Pasalnya, hak kepemilikan umum tersebut tidak bisa dialihkan kepada siapapun.
Pembahasan mengenai barang tambang sejatinya telah diulas oleh para fuqaha pada masa lampau.
Pengusaan individu atas barang-barang tambang yang melimpah dan menguasai hajat hidup orang banyak merupakan milik publik dan tidak boleh dikuasai oleh individu. Imam Ibnu Qudamah dalam kitab Al Mughni misalnya telah merinci hal ini. Beliau berpendapat, bahwa barang tambang yang tampak seperti : garam, air, sulfur, ter, batu bara, minyak bumi, celak, yakut, dan semisalnya merupakan milik umum tidak boleh dapat dimiliki secara privat dan dikuasakan kepada siapapun, meskipun tanahnya dihidupkan oleh orang tertentu. Seseorang juga dilarang menguasainya dengan mengabaikan hak kaum Muslim karena akan membahayakan dan menyusahkan mereka.
Kemudian lanjut beliau, barang-barang itu terkait dengan kepentingan umum umat Islam, sehingga tidak boleh dihidupkan oleh pihak tertentu (untuk dikuasai) atau pun pemerintah menguasakan barang itu kepada pihak tertentu.
Beliu mencontohkan, jika aliran air dan jalan umat Islam yang merupakan ciptaan Allah Swt yang sangat melimpah dan dibutuhkan, dimiliki oleh pihak tertentu maka ia akan berkuasa untuk melarang penggunaanya.
Beliau mengutip pernyataan Ibn Aqil : "Barang-barang tersebut merupakan barang milik Allah Yang Mahamulia dan keberadaanya sangat dibutuhkan. Jika ia dimiliki seseorang, lalu menguasainya, maka akan menyulitkan manusia. Jika ia mengambil kompensasi (darinya) maka akan membuatnya mahal sehingga ia telah keluar dari ketetapan Allah Swt untuk menjadikannya sebagai milik umum kepada pihak-pihak yang membutuhkan tanpa adanya ketidaknyamanan.
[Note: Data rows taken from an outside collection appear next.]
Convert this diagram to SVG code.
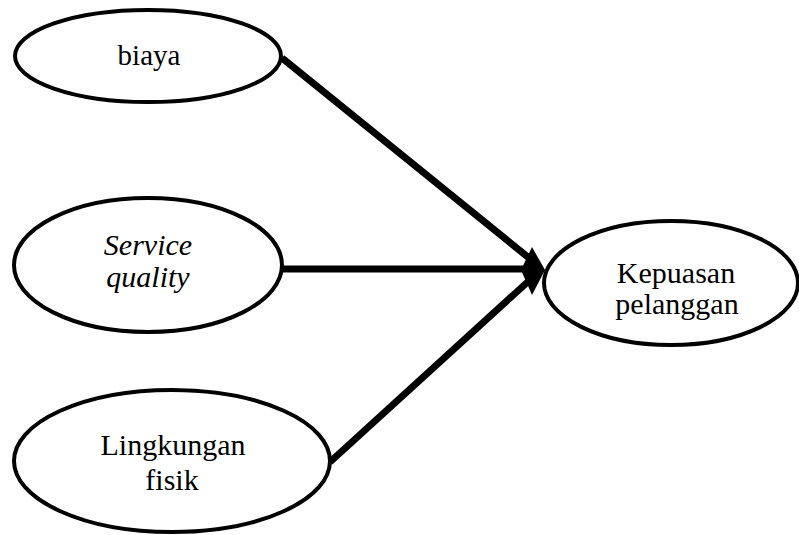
<svg xmlns="http://www.w3.org/2000/svg" width="799" height="535" viewBox="0 0 799 535" font-family="'Liberation Serif', 'Times New Roman', serif">
<defs>
<style>
.node ellipse{fill:#fff;stroke:#000;stroke-width:4}
.conn line{stroke:#000;stroke-width:7}
</style>
</defs>
<rect width="799" height="535" fill="#fff"/>
<g id="connectors" class="conn">
<line x1="282" y1="58" x2="534" y2="262"/>
<line x1="283" y1="269" x2="526" y2="269"/>
<line x1="330" y1="462" x2="532" y2="278"/>
<polygon points="545,270 532,247 521,270 532,295" fill="#000"/>
</g>
<g id="biaya" class="node">
<ellipse cx="148" cy="56" rx="133" ry="46"/>
<text x="149" y="65" font-family="Times New Roman" font-size="29" text-anchor="middle">biaya</text>
</g>
<g id="service-quality" class="node">
<ellipse cx="148" cy="265" rx="134" ry="67"/>
<text x="148" y="255" font-family="Times New Roman" font-size="30" text-anchor="middle" font-style="italic">Service</text>
<text x="148" y="287" font-family="Times New Roman" font-size="30" text-anchor="middle" font-style="italic">quality</text>
</g>
<g id="lingkungan-fisik" class="node">
<ellipse cx="172" cy="461" rx="158" ry="71"/>
<text x="173" y="455" font-family="Times New Roman" font-size="30" text-anchor="middle">Lingkungan</text>
<text x="172" y="490" font-family="Times New Roman" font-size="30" text-anchor="middle">fisik</text>
</g>
<g id="kepuasan-pelanggan" class="node">
<ellipse cx="671" cy="283" rx="127" ry="62"/>
<text x="676" y="283" font-family="Times New Roman" font-size="30" text-anchor="middle">Kepuasan</text>
<text x="677" y="314" font-family="Times New Roman" font-size="30" text-anchor="middle">pelanggan</text>
</g>
</svg>
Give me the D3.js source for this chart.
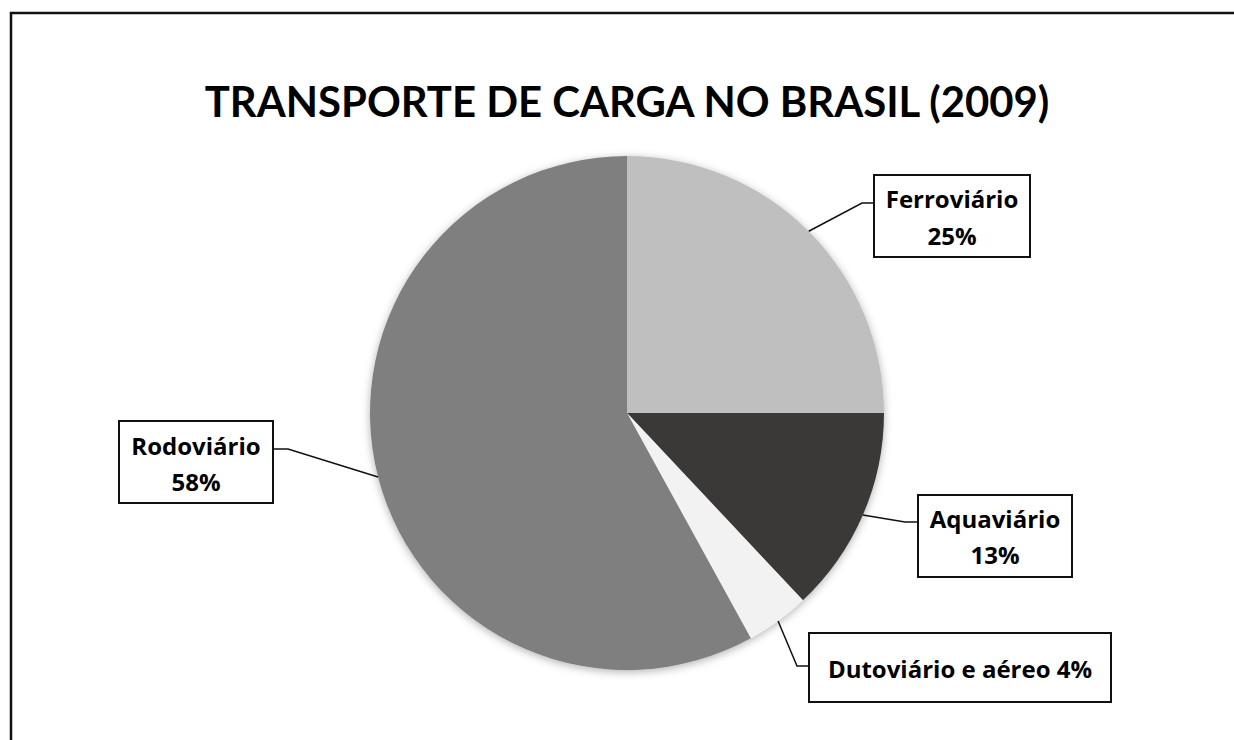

Ini adalah pendapat mazhab Syafi'i dan saya tidak memgetahui ada yang menyelisihinya,".
Dengan penerapan konsep ekonomi ini, negara Islam (Khilafah) akan mengelola batu bara secara mandiri tidak diintervensi perusahaan maupun negara mana pun. Jika itu terealisasi, maka pengelolaan batu bara tentu akan membawa kemakmuran bagi rakyat secara keseluruhan.